Não me lembro de virem comentar quando nas escolas faltam psicólogos e terapeutas capazes de fazer face às requisições dos alunos.

Não me lembro e até me podem acusar de memória curta, mas a realidade difere daquilo que querem passar.

A minha filha tem a professora legitimamente de baixa há três semanas e ainda não há substituição.

Será que algum professor está disponível para vir dar aulas, temporariamente, para Lisboa, onde um quarto não custa menos de 450 euros? De certeza que prefere abandonar provisoriamente a profissão, trabalhando numa caixa de supermercado, até que surja alguma vaga pela qual não tenha de pagar para trabalhar. Três semanas sem aulas. Onde ficam as aprendizagens perdidas? Quem se preocupa?

Será que o problema está nas greves que os professores têm feito, exatamente para reivindicar, entre outras coisas, a melhoria de condições de carreira para que estes casos não aconteçam? A narrativa incendiária do ministro acha que sim! Os 120 mil professores têm a certeza de que não!

O problema da falta de professores não está só no recrutamento e vinculação. Creio até que esse seja um problema de somenos. A redução da dimensão dos QZP, de dez para 63, a possibilidade de a permuta ser aumentada, assim como todos, todos os anos, conforme a graduação, poderem concorrer aos quadros, são medidas importantes, mas esquecer a recuperação do tempo de serviço é indecente!

As principais reivindicações são na senda de melhorar, sobretudo, as condições globais. Ajustando e melhorando estas condições, os atuais professores não abandonarão a profissão e os futuros candidatos surgirão naturalmente. O foco destas negociações deve ser esse. Caso contrário, continuaremos no caminho que nos levará à efetiva falta generalizada de professores. Esta, por sua vez, conduzir-nos-á a um estado de emergência educativa e a termos de recorrer a “qualquer um” que aceite desempenhar a função de professor por um valor bem mais atrativo para quem contrata.

Quais as soluções que deverão ser equacionadas para combater este flagelo? Dignificar e tornar a carreira mais atrativa, passa em primeiro lugar por devolver alguma dignidade aos professores, reconhecendo o tempo de serviço efetivamente trabalhado para efeitos de progressão, eliminando as quotas e revendo os índices remuneratórios que, como já tive oportunidade de escrever, sofreram desde 2009 uma atualização absurda. No índice 167, que corresponde aos professores contratados e no primeiro escalão da carreira, o aumento foi de 18,27 euros brutos, em 13 anos. Revelador da falta de investimento!
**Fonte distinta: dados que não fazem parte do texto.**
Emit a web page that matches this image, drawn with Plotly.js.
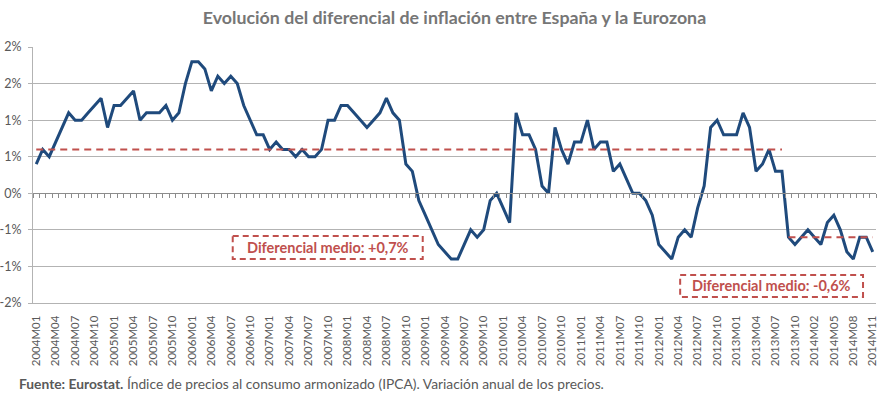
<!DOCTYPE html>
<html>
<head>
<meta charset="utf-8">
<script src="https://cdn.plot.ly/plotly-3.0.1.min.js"></script>
<style>
html,body{margin:0;padding:0;background:#fff;}
#chart{width:889px;height:394px;}
</style>
</head>
<body>
<div id="chart"></div>
<script>
// ---- Data ----
const categories = [
  '2004M01','2004M02','2004M03','2004M04','2004M05','2004M06','2004M07','2004M08','2004M09','2004M10','2004M11','2004M12',
  '2005M01','2005M02','2005M03','2005M04','2005M05','2005M06','2005M07','2005M08','2005M09','2005M10','2005M11','2005M12',
  '2006M01','2006M02','2006M03','2006M04','2006M05','2006M06','2006M07','2006M08','2006M09','2006M10','2006M11','2006M12',
  '2007M01','2007M02','2007M03','2007M04','2007M05','2007M06','2007M07','2007M08','2007M09','2007M10','2007M11','2007M12',
  '2008M01','2008M02','2008M03','2008M04','2008M05','2008M06','2008M07','2008M08','2008M09','2008M10','2008M11','2008M12',
  '2009M01','2009M02','2009M03','2009M04','2009M05','2009M06','2009M07','2009M08','2009M09','2009M10','2009M11','2009M12',
  '2010M01','2010M02','2010M03','2010M04','2010M05','2010M06','2010M07','2010M08','2010M09','2010M10','2010M11','2010M12',
  '2011M01','2011M02','2011M03','2011M04','2011M05','2011M06','2011M07','2011M08','2011M09','2011M10','2011M11','2011M12',
  '2012M01','2012M02','2012M03','2012M04','2012M05','2012M06','2012M07','2012M08','2012M09','2012M10','2012M11','2012M12',
  '2013M01','2013M02','2013M03','2013M04','2013M05','2013M06','2013M07','2013M08','2013M09','2013M10','2013M11','2013M12',
  '2014M02','2014M03','2014M04','2014M05','2014M06','2014M07','2014M08','2014M09','2014M10','2014M11'
];

const differential = [
  0.4,0.6,0.5,0.7,0.9,1.1,1.0,1.0,1.1,1.2,1.3,0.9,
  1.2,1.2,1.3,1.4,1.0,1.1,1.1,1.1,1.2,1.0,1.1,1.5,
  1.8,1.8,1.7,1.4,1.6,1.5,1.6,1.5,1.2,1.0,0.8,0.8,
  0.6,0.7,0.6,0.6,0.5,0.6,0.5,0.5,0.6,1.0,1.0,1.2,
  1.2,1.1,1.0,0.9,1.0,1.1,1.3,1.1,1.0,0.4,0.3,-0.1,
  -0.3,-0.5,-0.7,-0.8,-0.9,-0.9,-0.7,-0.5,-0.6,-0.5,-0.1,0.0,
  -0.2,-0.4,1.1,0.8,0.8,0.6,0.1,0.0,0.9,0.6,0.4,0.7,
  0.7,1.0,0.6,0.7,0.7,0.3,0.4,0.2,0.0,0.0,-0.1,-0.3,
  -0.7,-0.8,-0.9,-0.6,-0.5,-0.6,-0.2,0.1,0.9,1.0,0.8,0.8,
  0.8,1.1,0.9,0.3,0.4,0.6,0.3,0.3,-0.6,-0.7,-0.6,-0.5,
  -0.6,-0.7,-0.4,-0.3,-0.5,-0.8,-0.9,-0.6,-0.6,-0.8
];

// mean-differential periods
const meanStart = ['2004M01','2013M09'];
const meanEnd   = ['2013M08','2014M11'];
const meanValue = [0.6, -0.6];
const meanLabels = ['Diferencial medio: +0,7%','Diferencial medio: -0,6%'];

// axis ticks
const yTickValues = [-1.5,-1,-0.5,0,0.5,1,1.5,2];
const yTickLabels = ['-2%','-1%','-1%','0%','1%','1%','2%','2%'];
const xTickLabels = categories.filter((c,i)=> i % 3 === 0);

const titleText = 'Evolución del diferencial de inflación entre España y la Eurozona';
const sourceText = '<b>Fuente: Eurostat.</b> Índice de precios al consumo armonizado (IPCA). Variación anual de los precios.';

// ---- Styling ----
const FONT = 'Lato, "Open Sans", sans-serif';
const BLUE = '#1F4A7C';
const RED = '#C0504D';
const GRID = '#B3B3B3';
const TXT = '#595959';
const yMin = -1.5, yMax = 2;

const traces = [];
traces.push({
  x: categories, y: differential, type:'scatter', mode:'lines',
  line:{color:BLUE, width:3, shape:'linear'}, hoverinfo:'skip', showlegend:false,
  xaxis:'x', yaxis:'y'
});
for (let k=0;k<meanValue.length;k++){
  traces.push({
    x:[meanStart[k], meanEnd[k]], y:[meanValue[k], meanValue[k]],
    type:'scatter', mode:'lines',
    line:{color:RED, width:2, dash:'7px,5px'}, hoverinfo:'skip', showlegend:false,
    xaxis:'x', yaxis:'y'
  });
}
// helper (invisible) trace to carry the zero-line category tick axis
traces.push({
  x: categories.map((c,i)=>i), y: differential, type:'scatter', mode:'lines',
  line:{width:0}, opacity:0, hoverinfo:'skip', showlegend:false,
  xaxis:'x2', yaxis:'y'
});

const n = categories.length;
// label boxes (in category-index / value coordinates)
const boxes = [
  {x0:30.3, x1:59.6, y0:-0.585, y1:-0.9},
  {x0:99.3, x1:127.5, y0:-1.117, y1:-1.418}
];
const shapes = boxes.map(b=>({
  type:'rect', xref:'x', yref:'y', x0:b.x0, x1:b.x1, y0:b.y0, y1:b.y1,
  line:{color:RED, width:2, dash:'6px,4px'}, fillcolor:'rgba(0,0,0,0)', layer:'above'
}));
const annotations = boxes.map((b,k)=>({
  xref:'x', yref:'y', x:(b.x0+b.x1)/2, y:(b.y0+b.y1)/2,
  text:'<b>'+meanLabels[k]+'</b>', showarrow:false,
  font:{family:FONT, size:14.5, color:RED}, xanchor:'center', yanchor:'middle'
}));
annotations.push({
  xref:'paper', yref:'paper', x:-0.019, y:-0.314, xanchor:'left', yanchor:'middle',
  text:sourceText, showarrow:false, font:{family:FONT, size:13.8, color:TXT}
});

const layout = {
  width:889, height:394,
  margin:{l:33, r:13, t:47, b:91, pad:0},
  paper_bgcolor:'#ffffff', plot_bgcolor:'#ffffff',
  font:{family:FONT, color:TXT},
  title:{text:'<b>'+titleText+'</b>', x:0.5, xanchor:'center', xref:'paper',
         y:0.955, yanchor:'middle', yref:'container',
         font:{family:FONT, size:17.8, color:'#767676'}},
  showlegend:false,
  xaxis:{
    type:'category', categoryorder:'array', categoryarray:categories,
    range:[-0.5, n-0.5], fixedrange:true,
    tickmode:'array', tickvals:xTickLabels, ticktext:xTickLabels,
    tickangle:-90, tickfont:{family:FONT, size:11.5, color:TXT},
    ticks:'', showgrid:false, zeroline:false, ticklabelstandoff:7,
    showline:true, linecolor:GRID, linewidth:1
  },
  xaxis2:{
    type:'linear', overlaying:'x', anchor:'free', position:(0-yMin)/(yMax-yMin),
    range:[-0.5, n-0.5], fixedrange:true,
    tickmode:'linear', tick0:-0.5, dtick:1,
    ticks:'outside', ticklen:4, tickwidth:1, tickcolor:'#8C8C8C',
    showticklabels:false, showgrid:false, zeroline:false,
    showline:true, linecolor:'#8C8C8C', linewidth:1
  },
  yaxis:{
    range:[yMin, yMax], fixedrange:true,
    tickmode:'array', tickvals:yTickValues, ticktext:yTickLabels,
    tickfont:{family:FONT, size:12.5, color:TXT},
    ticks:'outside', ticklen:4, tickcolor:GRID, tickwidth:1,
    showgrid:true, gridcolor:GRID, gridwidth:1,
    showline:true, linecolor:GRID, linewidth:1,
    zeroline:false, ticklabelstandoff:4
  },
  shapes:shapes,
  annotations:annotations
};

Plotly.newPlot('chart', traces, layout, {displayModeBar:false, staticPlot:true});
</script>
</body>
</html>
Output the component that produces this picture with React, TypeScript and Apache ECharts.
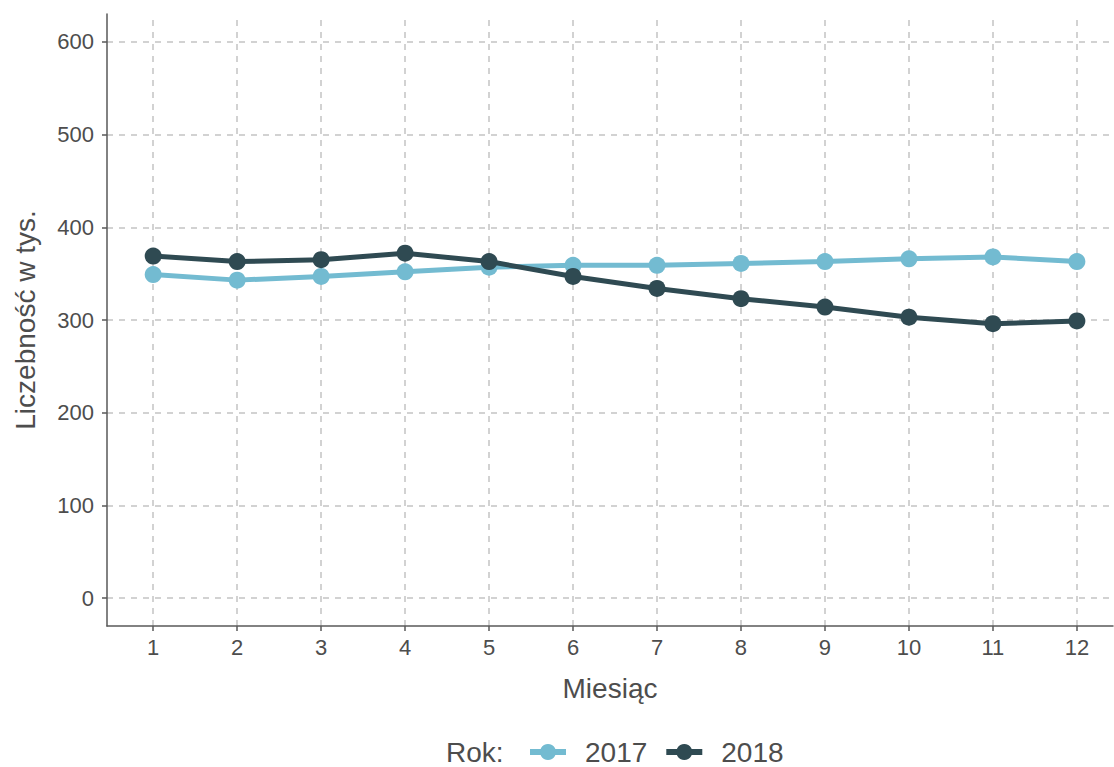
import React, { useEffect, useRef } from "react";
import * as echarts from "echarts";

const months = [1, 2, 3, 4, 5, 6, 7, 8, 9, 10, 11, 12];
const values2017 = [349, 343, 347, 352, 357, 359, 359, 361, 363, 366, 368, 363];
const values2018 = [369, 363, 365, 372, 363, 347, 334, 323, 314, 303, 296, 299];
const yTicks = [0, 100, 200, 300, 400, 500, 600];
const seriesNames = ["2017", "2018"];
const colors = ["#73BBD1", "#2F4A52"];

const FONT = "'Liberation Sans', Arial, sans-serif";
const TEXT = "#4D4D4D";

export default function App() {
  const ref = useRef<HTMLDivElement>(null);
  useEffect(() => {
    const chart = echarts.init(ref.current!, null, { renderer: "svg" });
    const gridStyle = { color: "#C4C4C4", width: 1.5, type: [6, 6] as any };
    const mk = (d: number[]) => d.map((v, i) => [months[i], v]);
    chart.setOption({
      animation: false,
      textStyle: { fontFamily: FONT },
      grid: { left: 107, right: 1, top: 14, bottom: 141 },
      xAxis: {
        type: "value",
        min: 0.45,
        max: 12.43,
        name: "Miesiąc",
        nameLocation: "middle",
        nameGap: 48,
        nameTextStyle: { fontSize: 28, color: TEXT, fontFamily: FONT },
        axisLine: { show: true, onZero: false, lineStyle: { color: "#595959", width: 1.5 } },
        axisTick: { show: true, customValues: months, length: 5, lineStyle: { color: "#595959", width: 1.5 } },
        axisLabel: { customValues: months, fontSize: 22, color: TEXT, margin: 10, fontFamily: FONT },
        splitLine: { show: false },
      },
      yAxis: {
        type: "value",
        min: -30,
        max: 630,
        name: "Liczebność w tys.",
        nameLocation: "middle",
        nameGap: 68,
        nameTextStyle: { fontSize: 28, color: TEXT, fontFamily: FONT },
        axisLine: { show: true, onZero: false, lineStyle: { color: "#595959", width: 1.5 } },
        axisTick: { show: true, customValues: yTicks, length: 5, lineStyle: { color: "#595959", width: 1.5 } },
        axisLabel: { customValues: yTicks, fontSize: 22, color: TEXT, margin: 13, fontFamily: FONT },
        splitLine: { show: false },
      },
      legend: {
        data: seriesNames,
        left: 522,
        top: 733,
        itemWidth: 36,
        itemHeight: 20,
        itemGap: 16,
        lineStyle: { width: 6 },
        textStyle: { fontSize: 28, color: TEXT, fontFamily: FONT, padding: [0, 0, 0, 14] },
      },
      graphic: [
        {
          type: "text",
          left: 446,
          top: 738,
          style: { text: "Rok:", fontSize: 28, fill: TEXT, fontFamily: FONT },
        },
      ],
      series: [
        {
          name: "__grid",
          type: "line",
          data: [],
          silent: true,
          z: 0,
          markLine: {
            silent: true,
            z: 0,
            symbol: "none",
            label: { show: false },
            lineStyle: gridStyle,
            data: [
              ...yTicks.map((v) => ({ yAxis: v })),
              ...months.map((m) => ({ xAxis: m })),
            ],
          },
        },
        ...[values2017, values2018].map((vals, i) => ({
          name: seriesNames[i],
          type: "line",
          data: mk(vals),
          symbol: "circle",
          symbolSize: 17,
          lineStyle: { width: 5, color: colors[i] },
          itemStyle: { color: colors[i] },
          z: 3 + i,
        })),
      ],
    });
    return () => chart.dispose();
  }, []);
  return <div ref={ref} style={{ width: 1114, height: 767, position: "absolute", left: 0, top: 0 }} />;
}
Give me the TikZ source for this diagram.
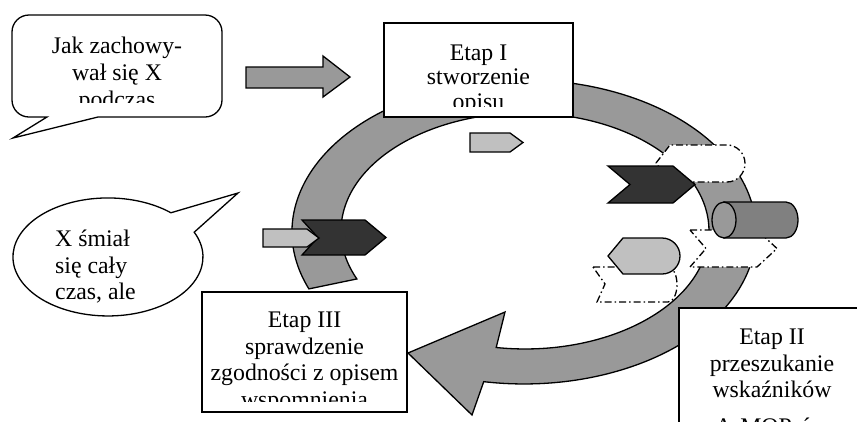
\documentclass[tikz,border=0pt]{standalone}
\usepackage{fontspec}
\setmainfont{Liberation Serif}
\definecolor{ringgray}{HTML}{999999}
\definecolor{lightgray2}{HTML}{C0C0C0}
\definecolor{darkgray2}{HTML}{333333}
\definecolor{midgray}{HTML}{808080}
\begin{document}
\begin{tikzpicture}[x=1pt,y=-1pt,
  outl/.style={draw=black,line width=1.3pt,line join=miter},
  ringshape/.style={outl,fill=ringgray},
  lightshape/.style={outl,fill=lightgray2},
  darkshape/.style={outl,fill=darkgray2},
  ghost/.style={draw=black,fill=white,line width=1.3pt,dash pattern=on 7pt off 3pt on 1.5pt off 3pt},
  boxnode/.style={draw=black,fill=white,line width=1.4pt,inner sep=0pt},
  txt/.style={font=\fontsize{23.8}{27}\selectfont,inner sep=0pt,anchor=base}]
\useasboundingbox (0,0) rectangle (857,421);
\clip (0,0) rectangle (857,421);

% big circular arrow
\path[ringshape] (308.9,288.9)
  arc[start angle=158,end angle=460,x radius=232,y radius=152]
  -- (472,415) -- (408,353) -- (505,312) -- (496.2,347.5)
  arc[start angle=459,end angle=156,x radius=184,y radius=118] -- cycle;

% top block arrow
\path[ringshape] (246,67) -- (323,67) -- (323,56) -- (350,77) -- (323,97) -- (323,88) -- (246,88) -- cycle;

% boxes
\node[boxnode,minimum width=189pt,minimum height=94pt] (box1) at (478.5,70) {};
\node[boxnode,minimum width=205pt,minimum height=120pt] (box3) at (304.5,352) {};
\node[boxnode,minimum width=186pt,minimum height=140pt] (box2) at (772,378) {};

\begin{scope}
\clip (384,23) rectangle (573,106.5);
\node[txt] (b1l1) at (478.5,60) {Etap I};
\node[txt] (b1l2) at (478.5,84.5) {stworzenie};
\node[txt] (b1l3) at (478.5,109.5) {opisu};
\end{scope}
\begin{scope}
\clip (202,292) rectangle (407,401);
\node[txt] (b3l1) at (304.5,327.5) {Etap III};
\node[txt] (b3l2) at (304.5,354) {sprawdzenie};
\node[txt] (b3l3) at (304.5,380.5) {zgodności z opisem};
\node[txt] (b3l4) at (304.5,407) {wspomnienia};
\end{scope}
\node[txt] (b2l1) at (772,344.5) {Etap II};
\node[txt] (b2l2) at (772,371) {przeszukanie};
\node[txt] (b2l3) at (772,397.5) {wskaźników};
\node[txt] (b2l4) at (772,434.5) {A-MOP-ów};

% small top pentagon
\path[lightshape] (470,133) -- (510,133) -- (523,142.5) -- (510,152) -- (470,152) -- cycle;

% left chevron and pentagon
\path[darkshape] (302,220) -- (365,220) -- (386,237.5) -- (365,255) -- (302,255) -- (318,237.5) -- cycle;
\path[lightshape] (263,229) -- (307,229) -- (319,238) -- (307,247) -- (263,247) -- cycle;

% right side shapes
\path[ghost] (656,163) -- (670,145) -- (727,145)
  arc[start angle=-90,end angle=90,x radius=18,y radius=18.5] -- (670,182) -- cycle;
\path[darkshape] (608,166) -- (673,166) -- (695,184.5) -- (673,203) -- (608,203) -- (630,184.5) -- cycle;
\path[ghost] (690,230) -- (757,230) -- (777,248.5) -- (757,267) -- (690,267) -- (706,248.5) -- cycle;
\path[outl,fill=midgray] (724,202) -- (786,202)
  arc[start angle=-90,end angle=90,x radius=12,y radius=18] -- (724,238) -- cycle;
\path[outl,fill=ringgray] (724,220) ellipse[x radius=12,y radius=18];
\path[ghost] (593,267) -- (668,267)
  arc[start angle=-90,end angle=90,x radius=9,y radius=17.5] -- (597,302) -- (605,284) -- cycle;
\path[lightshape] (608,256) -- (623,238) -- (662,238)
  arc[start angle=-90,end angle=90,x radius=18,y radius=18] -- (623,274) -- cycle;

% speech bubble 1
\path[outl,fill=white] (98,117) -- (205,117)
  arc[start angle=90,end angle=0,radius=17] -- (222,32)
  arc[start angle=0,end angle=-90,radius=17] -- (29,15)
  arc[start angle=-90,end angle=-180,radius=17] -- (12,100)
  arc[start angle=180,end angle=90,radius=17] -- (47,117) -- (13,138) -- cycle;
\begin{scope}
\clip (12,15) rectangle (222,102);
\node[txt] (s1l1) at (117,53) {Jak zachowy-};
\node[txt] (s1l2) at (117,80) {wał się X};
\node[txt] (s1l3) at (117,107) {podczas};
\end{scope}

% speech bubble 2
\path[outl,fill=white] (194.2,232.2)
  arc[start angle=-24.8,end angle=311.5,x radius=95,y radius=59]
  -- (238,193) -- cycle;
\begin{scope}
\clip (13,198) rectangle (203,304);
\node[txt,anchor=base west] (s2l1) at (55,246.5) {X śmiał};
\node[txt,anchor=base west] (s2l2) at (55,273) {się cały};
\node[txt,anchor=base west] (s2l3) at (55,299.5) {czas, ale};
\end{scope}
\end{tikzpicture}
\end{document}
Alargar as possibilidades de vinculação de acordo com as reais necessidades do sistema, dando incentivos para professores deslocados, garantindo a equidade nos descontos para a segurança social entre professores com horários completos e incompletos, completando estes últimos para se tornarem mais apelativos para os candidatos. Rever a situação desajustada dos monodocentes, criar condições organizacionais promotoras de ambientes saudáveis de aprendizagem, começando desde logo por rever o modelo de gestão dos estabelecimentos de ensino, recuperando a sua democraticidade.

Revalorizando o currículo que tem sofrido demasiadas alterações de eficácia pedagógica questionável. Reduzindo o número de alunos por turma e definindo o máximo de alunos por professor. Revendo a Avaliação de Desempenho Docente, abolindo a classificação do desempenho, feita entre pares. Atribuindo mais meios para a inclusão, reduzindo drasticamente a burocracia escolar, redefinir as tarefas que são da competência dos serviços e as que são dos professores, devolvendo-lhes o tempo necessário para se poderem focar na sua primordial tarefa, ensinar.

Combater veementemente a indisciplina e violência em meio escolar. É essencial que haja um sinal claro por parte da tutela de que haverá tolerância zero no que toca a indisciplina em meio escolar. Simultaneamente, deverão ser criadas redes de apoio sociais e comunitárias que, em colaboração com as escolas, deverão prevenir estas situações a montante, no seio do problema que é maioritariamente fora da escola.